Before some other pedant picks you up, it was the ‘SS’ Ihio, I think, alpafloor. It wasn’t a military ship, but a civilian merchant tanker. It was a sorry mess by the time it entered Valletta Harbour, its decks literally awash and its superstructure shot to hell. And pause for a minute to think about the sheer guts of the civilian crew who remained aboard to man a seriously damaged tanker full to the gunnels with high octane avgas. Don’t know that I’d have that kind of guts.
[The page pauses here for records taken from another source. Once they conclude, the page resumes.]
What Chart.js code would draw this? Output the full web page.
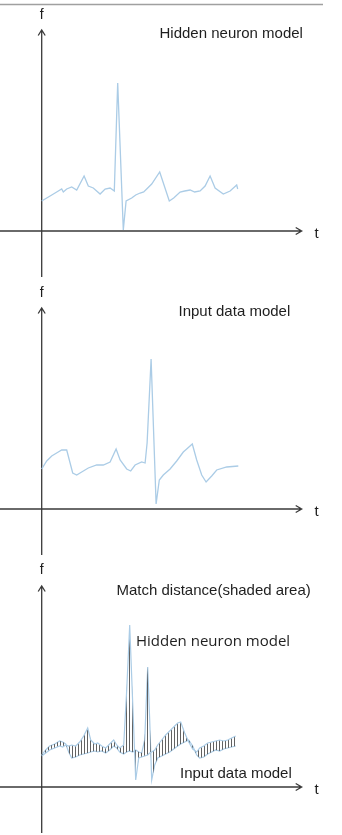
<!DOCTYPE html>
<html lang="en">
<head>
    <meta charset="UTF-8">
    <title>Match distance</title>
    <script src="https://cdnjs.cloudflare.com/ajax/libs/Chart.js/4.4.0/chart.umd.min.js"></script>
    <style>
        html, body { margin: 0; padding: 0; background: #fff; }
        .panel { width: 342px; height: 278px; }
        canvas { display: block; }
    </style>
</head>
<body>
    <div class="panel"><canvas id="hiddenChart" width="342" height="278"></canvas></div>
    <div class="panel"><canvas id="inputChart" width="342" height="278"></canvas></div>
    <div class="panel"><canvas id="matchChart" width="342" height="278"></canvas></div>

    <script>
        // Hidden neuron model (panel 1)
        const hiddenT = [0, 4.2, 7.5, 10, 10.8, 12.5, 15, 17.5, 21.2, 23.3, 25.8, 29.2, 31.7, 34.2, 36.3, 38, 40.8,
            42.2, 45, 47, 49.2, 51, 52.5, 55, 59, 63.8, 66, 69.2, 71.5, 74.2, 76.5, 79.2, 81.7, 84.2, 86.7, 90.8, 94.2, 97.5, 98];
        const hiddenF = [3.0, 3.5, 3.9, 4.2, 3.9, 4.2, 4.4, 4.1, 5.5, 4.5, 4.3, 3.7, 4.2, 4.3, 4.0, 14.8, 0.1,
            3.0, 3.3, 3.6, 3.8, 3.9, 4.2, 4.7, 5.9, 3.0, 3.3, 3.9, 4.0, 4.1, 3.9, 4.0, 4.5, 5.5, 4.3, 3.7, 4.0, 4.6, 4.2];

        // Input data model (panel 2)
        const inputT = [0, 2.5, 5, 8.3, 10, 12.5, 14.2, 15.5, 17.5, 20, 23.3, 27.5, 30.8, 34.2, 37.2, 39.2, 42.5, 44.5,
            46.7, 50, 51.7, 52.7, 54.7, 57.2, 58.8, 60.8, 64.2, 67.5, 70.8, 72.5, 75.3, 77.5, 80, 82.2, 85, 87.5, 92.5, 98.3];
        const inputF = [4.0, 4.8, 5.3, 5.7, 5.9, 5.9, 4.6, 3.6, 3.4, 3.7, 4.1, 4.4, 4.4, 4.7, 6.0, 4.9, 4.0, 3.8,
            4.4, 4.7, 4.6, 6.6, 15.0, 0.5, 2.9, 3.4, 4.0, 4.8, 5.7, 6.0, 6.5, 4.9, 3.4, 2.7, 3.3, 3.9, 4.2, 4.3];

        // Overlay (panel 3): both models on one time grid
        const matchT = [0, 2, 4, 6.5, 9, 10.5, 12, 13.5, 15, 17, 19, 21, 23, 24.5, 26.5, 28, 30, 32, 34, 36,
            37.5, 39, 41, 42.5, 44, 45.5, 47, 48.5, 50, 51.5, 53, 54, 55, 56.5, 58, 60, 62, 64, 66, 68,
            69.5, 71.5, 73.5, 75.5, 77.5, 79, 81, 83, 85, 87, 89, 91, 93, 95, 97];
        const matchHiddenF = [3.1, 3.4, 3.7, 3.9, 4.1, 4.0, 4.2, 4.1, 4.2, 4.1, 4.5, 5.1, 5.9, 4.7, 4.3, 4.4, 4.1, 3.9, 4.3, 4.7,
            4.2, 3.9, 4.2, 9.7, 16.2, 8.4, 0.7, 2.9, 3.0, 3.1, 3.2, 3.4, 3.5, 3.7, 4.2, 4.7, 5.2, 5.6, 6.0, 6.4,
            6.5, 5.4, 4.5, 3.8, 3.5, 3.9, 4.1, 4.4, 4.5, 4.6, 4.7, 4.6, 4.7, 4.9, 5.1];
        const matchInputF = [3.2, 3.7, 4.1, 4.3, 4.6, 4.5, 4.3, 3.5, 2.9, 3.0, 3.2, 3.3, 3.4, 3.5, 3.6, 3.5, 3.6, 3.4, 3.7, 4.1,
            3.9, 3.5, 3.3, 3.5, 3.6, 3.5, 3.7, 3.5, 3.4, 4.7, 12.0, 6.7, 0.7, 2.2, 2.9, 3.1, 3.3, 3.5, 3.8, 4.1,
            4.3, 4.5, 4.7, 4.1, 3.2, 2.9, 3.0, 3.3, 3.5, 3.7, 3.6, 3.8, 3.9, 4.0, 4.1];

        const T_MIN = -20.85, T_MAX = 150.15, T_ARROW = 130;
        const F_MIN = -4.7, F_MAX = 23.1, F_ARROW = 20.1;

        const curveColor = '#abcce6';
        const axisColor = '#3a3a3a';
        const sans = '"Liberation Sans", Arial, sans-serif';

        function toPoints(ts, fs) {
            return ts.map((t, i) => ({ x: t, y: fs[i] }));
        }

        // hatch pattern for the shaded area
        const hatchCanvas = document.createElement('canvas');
        hatchCanvas.width = 3;
        hatchCanvas.height = 4;
        const hctx = hatchCanvas.getContext('2d');
        hctx.fillStyle = 'rgba(70,70,70,0.85)';
        hctx.fillRect(0, 0, 1, 4);
        const hatch = hctx.createPattern(hatchCanvas, 'repeat');

        // arrowed axes, labels and notes
        const sketchAxes = {
            id: 'sketchAxes',
            beforeDatasetsDraw(chart, args, opts) {
                const { ctx, scales: { x, y } } = chart;
                const x0 = x.getPixelForValue(0);
                const y0 = y.getPixelForValue(0);
                const tipX = x.getPixelForValue(T_ARROW);
                const tipY = y.getPixelForValue(F_ARROW);
                ctx.save();
                if (opts.topRule) {
                    ctx.strokeStyle = '#a0a0a0';
                    ctx.lineWidth = 1.6;
                    ctx.beginPath();
                    ctx.moveTo(0, 4.5);
                    ctx.lineTo(323, 4.5);
                    ctx.stroke();
                }
                ctx.strokeStyle = axisColor;
                ctx.lineWidth = 1.3;
                ctx.beginPath();
                ctx.moveTo(x.left, y0);
                ctx.lineTo(tipX, y0);
                ctx.moveTo(tipX - 6, y0 - 3.5);
                ctx.lineTo(tipX, y0);
                ctx.lineTo(tipX - 6, y0 + 3.5);
                ctx.moveTo(x0, y.bottom - 1);
                ctx.lineTo(x0, tipY);
                ctx.moveTo(x0 - 3.5, tipY + 5.5);
                ctx.lineTo(x0, tipY);
                ctx.lineTo(x0 + 3.5, tipY + 5.5);
                ctx.stroke();

                ctx.fillStyle = '#1e1e1e';
                ctx.textBaseline = 'middle';
                ctx.textAlign = 'center';
                ctx.font = '14px ' + sans;
                ctx.fillText('f', x0, opts.fY || 15);
                ctx.font = '15px ' + sans;
                ctx.fillText('t', tipX + 15, y0 + 2.5);

                ctx.textAlign = 'left';
                (opts.notes || []).forEach(n => {
                    ctx.font = n.font || ('15px ' + sans);
                    ctx.fillText(n.text, n.x, n.y);
                });
                ctx.restore();
            }
        };

        function makeChart(id, datasets, axesOpts) {
            return new Chart(document.getElementById(id), {
                type: 'line',
                data: { datasets: datasets },
                options: {
                    responsive: false,
                    animation: false,
                    layout: { padding: 0 },
                    elements: { point: { radius: 0 }, line: { tension: 0 } },
                    scales: {
                        x: { type: 'linear', min: T_MIN, max: T_MAX, display: false },
                        y: { type: 'linear', min: F_MIN, max: F_MAX, display: false }
                    },
                    plugins: {
                        legend: { display: false },
                        tooltip: { enabled: false },
                        sketchAxes: axesOpts
                    }
                },
                plugins: [sketchAxes]
            });
        }

        makeChart('hiddenChart', [{
            label: 'Hidden neuron model',
            data: toPoints(hiddenT, hiddenF),
            borderColor: curveColor,
            borderWidth: 1.3,
            fill: false
        }], {
            topRule: true,
            fY: 15,
            notes: [{ text: 'Hidden neuron model', x: 159.5, y: 33.5 }]
        });

        makeChart('inputChart', [{
            label: 'Input data model',
            data: toPoints(inputT, inputF),
            borderColor: curveColor,
            borderWidth: 1.3,
            fill: false
        }], {
            fY: 15,
            notes: [{ text: 'Input data model', x: 178.5, y: 33.5 }]
        });

        makeChart('matchChart', [{
            label: 'Hidden neuron model',
            data: toPoints(matchT, matchHiddenF),
            borderColor: curveColor,
            borderWidth: 1.2,
            backgroundColor: hatch,
            fill: '+1'
        }, {
            label: 'Input data model',
            data: toPoints(matchT, matchInputF),
            borderColor: curveColor,
            borderWidth: 1.2,
            fill: false
        }], {
            fY: 14,
            notes: [
                { text: 'Match distance(shaded area)', x: 116.5, y: 34.5 },
                { text: 'Hidden neuron model', x: 136, y: 85.5, font: '15px "Open Sans", sans-serif' },
                { text: 'Input data model', x: 180, y: 218 }
            ]
        });
    </script>
</body>
</html>
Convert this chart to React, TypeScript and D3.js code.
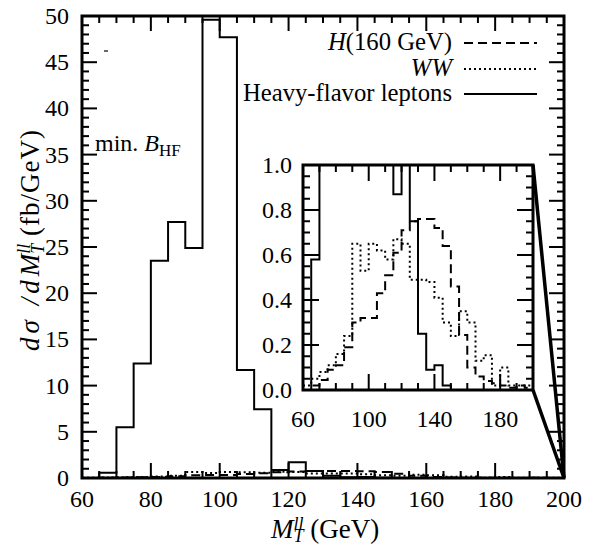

Re the fighters flying off the Wasp: mph versus knots was an issue. (The RAF stuck with all sorts of old world anomalies until they were dragged screaming into the 1940’s. One famous one was the use of the term ‘airscrew’ rather than ‘propeller’. They switched to ‘propeller’ only after The System sent three hundred pilots – (aircrew) – to an RAF station one day in reply to a urgent request for ‘airscrews’. A typist left one little letter out.)

Even more than the mph -v- knots issue, (and as a military pilot at the time, this was a real eye-opener to me when I first read it), the problem was that pilots on the first ferry flight to Malta were so scantily trained that they did not understand – or were not told – that they needed to fly on a lean fuel mixture for the transit flight. They had been trained to fly the Spitfire to fight in it, not to be ferry pilots, and not surprisingly, they flew combat missions with the mixture control in full rich.

The RAF simply didn’t have time to teach students at Fighter OCUs anything more than what they absolutely needed to know. Interesting – and sad – that most of the people involved in these historic and heroic events were dead within weeks. That’s the way it was in air combat at the time.

Off the subject of the WASP, but does anyone here on Pprune know the full story of the very young and inexperienced RAF Gladiator (or possibly Hurricane?) pilot who shot down SEVEN Italian aircraft with one burst of machine gun fire in the Greek campaign in 1941? It actually happened.

Spotting an Italian twin engined reconnaissance aircraft through the clouds, he dived on it, opening fire too early. ‘Walking’ his tracer onto the aircraft, he kept his finger on the trigger until he hit the aircraft, shooting it down. When he claimed the kill, Army observers on the ground credited him with seven kills. Unseen by the RAF pilot through the clouds, a flight of six Italian fighters escorting the recce aircraft were flying in echelon formation off to one side and behind it. Apparently his line of tracers had ‘walked’ exactly along the flight of Italian fighters and he unknowingly shot every one of them down.

He was killed on operations the very next day.